BAGNERES-DE-BIGORRE, France — In 116 years of racing at the Tour de France, riders have done all sorts of bizarre things, from jumping on trains to fighting with fans at mountain stops.
Rarely have they just vanished in the middle of a stage like Rohan Dennis did Thursday during the first Pyrenean stage.
For a couple of hours on an otherwise uneventful day in the mountains, nobody was able to say where the time-trial world champion had gone. His Bahrain-Merida team even sent out an alarming message on social networks, saying all it cared about was “the welfare” of Dennis after Tour organizers announced he had pulled out of the race.

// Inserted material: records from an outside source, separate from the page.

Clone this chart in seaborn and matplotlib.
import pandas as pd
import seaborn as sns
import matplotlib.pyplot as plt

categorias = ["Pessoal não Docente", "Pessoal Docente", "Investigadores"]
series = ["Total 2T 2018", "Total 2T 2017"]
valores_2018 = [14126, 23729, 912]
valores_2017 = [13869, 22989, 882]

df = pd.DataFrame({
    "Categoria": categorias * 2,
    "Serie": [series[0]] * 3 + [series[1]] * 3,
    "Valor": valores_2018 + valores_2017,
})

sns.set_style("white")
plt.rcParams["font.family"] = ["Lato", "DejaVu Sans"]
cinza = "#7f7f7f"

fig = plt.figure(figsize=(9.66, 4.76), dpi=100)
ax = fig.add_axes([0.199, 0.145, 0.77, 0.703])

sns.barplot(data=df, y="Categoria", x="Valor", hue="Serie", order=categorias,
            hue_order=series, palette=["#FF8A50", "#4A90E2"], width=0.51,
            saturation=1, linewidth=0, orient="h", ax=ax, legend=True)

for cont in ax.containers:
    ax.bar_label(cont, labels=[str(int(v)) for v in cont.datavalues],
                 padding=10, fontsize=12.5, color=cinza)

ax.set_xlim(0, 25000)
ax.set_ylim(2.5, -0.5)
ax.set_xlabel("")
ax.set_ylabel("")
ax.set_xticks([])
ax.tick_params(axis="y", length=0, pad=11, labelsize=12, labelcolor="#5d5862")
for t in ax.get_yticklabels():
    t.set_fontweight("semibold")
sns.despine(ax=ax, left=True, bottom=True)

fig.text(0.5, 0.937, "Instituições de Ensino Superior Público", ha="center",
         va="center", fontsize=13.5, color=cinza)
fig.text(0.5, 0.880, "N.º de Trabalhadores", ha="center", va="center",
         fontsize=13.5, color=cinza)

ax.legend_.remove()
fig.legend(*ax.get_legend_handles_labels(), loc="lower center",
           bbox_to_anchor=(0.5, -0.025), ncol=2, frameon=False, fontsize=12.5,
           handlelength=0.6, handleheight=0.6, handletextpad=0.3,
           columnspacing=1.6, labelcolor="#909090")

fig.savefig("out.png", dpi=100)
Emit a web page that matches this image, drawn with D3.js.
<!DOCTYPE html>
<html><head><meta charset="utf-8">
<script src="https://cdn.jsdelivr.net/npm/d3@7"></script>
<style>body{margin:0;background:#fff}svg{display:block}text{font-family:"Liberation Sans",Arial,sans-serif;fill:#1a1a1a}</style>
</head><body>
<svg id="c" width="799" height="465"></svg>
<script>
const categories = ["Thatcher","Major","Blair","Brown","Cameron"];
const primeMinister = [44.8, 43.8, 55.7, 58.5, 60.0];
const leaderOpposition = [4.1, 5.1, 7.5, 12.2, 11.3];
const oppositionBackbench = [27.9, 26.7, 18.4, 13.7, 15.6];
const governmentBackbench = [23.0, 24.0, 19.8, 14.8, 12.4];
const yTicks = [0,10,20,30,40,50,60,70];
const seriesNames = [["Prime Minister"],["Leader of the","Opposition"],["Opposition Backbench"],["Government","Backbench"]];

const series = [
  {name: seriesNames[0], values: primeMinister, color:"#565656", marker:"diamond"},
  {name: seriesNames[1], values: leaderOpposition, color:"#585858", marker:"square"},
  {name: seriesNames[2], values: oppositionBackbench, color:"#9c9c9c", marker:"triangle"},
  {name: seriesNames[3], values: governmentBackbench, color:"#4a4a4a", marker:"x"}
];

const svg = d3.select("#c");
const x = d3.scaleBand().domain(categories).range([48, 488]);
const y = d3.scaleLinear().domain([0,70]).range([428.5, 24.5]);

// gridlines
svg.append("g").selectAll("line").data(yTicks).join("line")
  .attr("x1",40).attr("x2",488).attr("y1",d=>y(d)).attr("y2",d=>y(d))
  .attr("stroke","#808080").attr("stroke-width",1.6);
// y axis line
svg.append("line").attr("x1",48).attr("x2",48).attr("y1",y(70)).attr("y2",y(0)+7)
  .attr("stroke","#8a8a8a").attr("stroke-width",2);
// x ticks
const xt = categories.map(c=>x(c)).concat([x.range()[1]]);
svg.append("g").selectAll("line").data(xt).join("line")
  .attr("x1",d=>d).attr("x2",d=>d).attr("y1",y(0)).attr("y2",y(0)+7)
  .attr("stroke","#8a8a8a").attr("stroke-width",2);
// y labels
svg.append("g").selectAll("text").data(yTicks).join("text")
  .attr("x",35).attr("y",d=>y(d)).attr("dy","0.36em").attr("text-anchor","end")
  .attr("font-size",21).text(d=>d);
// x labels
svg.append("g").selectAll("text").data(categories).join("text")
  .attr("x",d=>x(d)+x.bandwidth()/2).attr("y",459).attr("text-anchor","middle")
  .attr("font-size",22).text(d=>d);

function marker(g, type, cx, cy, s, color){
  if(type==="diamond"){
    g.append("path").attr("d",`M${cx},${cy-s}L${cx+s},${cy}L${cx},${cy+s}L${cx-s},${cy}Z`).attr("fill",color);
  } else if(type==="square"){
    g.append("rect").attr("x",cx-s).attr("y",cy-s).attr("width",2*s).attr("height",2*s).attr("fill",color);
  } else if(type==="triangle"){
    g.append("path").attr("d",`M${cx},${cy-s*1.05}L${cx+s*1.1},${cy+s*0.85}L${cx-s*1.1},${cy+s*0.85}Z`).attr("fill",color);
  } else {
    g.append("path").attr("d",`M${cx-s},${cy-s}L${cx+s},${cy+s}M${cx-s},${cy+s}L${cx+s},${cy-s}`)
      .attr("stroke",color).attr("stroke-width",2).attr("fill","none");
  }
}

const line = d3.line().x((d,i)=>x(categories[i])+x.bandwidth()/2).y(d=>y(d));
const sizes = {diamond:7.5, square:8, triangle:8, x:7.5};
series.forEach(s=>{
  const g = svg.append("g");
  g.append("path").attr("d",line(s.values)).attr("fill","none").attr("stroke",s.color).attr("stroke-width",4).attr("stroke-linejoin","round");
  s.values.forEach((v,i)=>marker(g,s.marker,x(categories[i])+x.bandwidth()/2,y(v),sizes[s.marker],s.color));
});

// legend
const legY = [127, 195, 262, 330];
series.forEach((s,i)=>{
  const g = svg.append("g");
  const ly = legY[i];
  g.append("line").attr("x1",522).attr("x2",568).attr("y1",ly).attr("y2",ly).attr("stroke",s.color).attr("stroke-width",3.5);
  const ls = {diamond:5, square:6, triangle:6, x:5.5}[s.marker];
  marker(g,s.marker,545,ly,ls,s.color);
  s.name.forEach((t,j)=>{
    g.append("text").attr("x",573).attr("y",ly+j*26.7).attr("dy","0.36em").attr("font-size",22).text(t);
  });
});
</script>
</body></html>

The Australian ultimately resurfaced at the finish line in Bagneres-de-Bigorre, where British rider Simon Yates, the reigning Spanish Vuelta champion, posted his first stage win after a long breakaway that did not shuffle the overall standings.
Dennis was spotted near the Bahrain-Merida team bus after the stage, but did not make any comment about his decision to withdraw.
“We are also confused,” Bahrain-Merida team director Gorazd Stangelj said. “It was his decision today to stop at the feed zone. We tried to speak with him, he said, ‘I just don’t want to talk,’ and abandoned the race.”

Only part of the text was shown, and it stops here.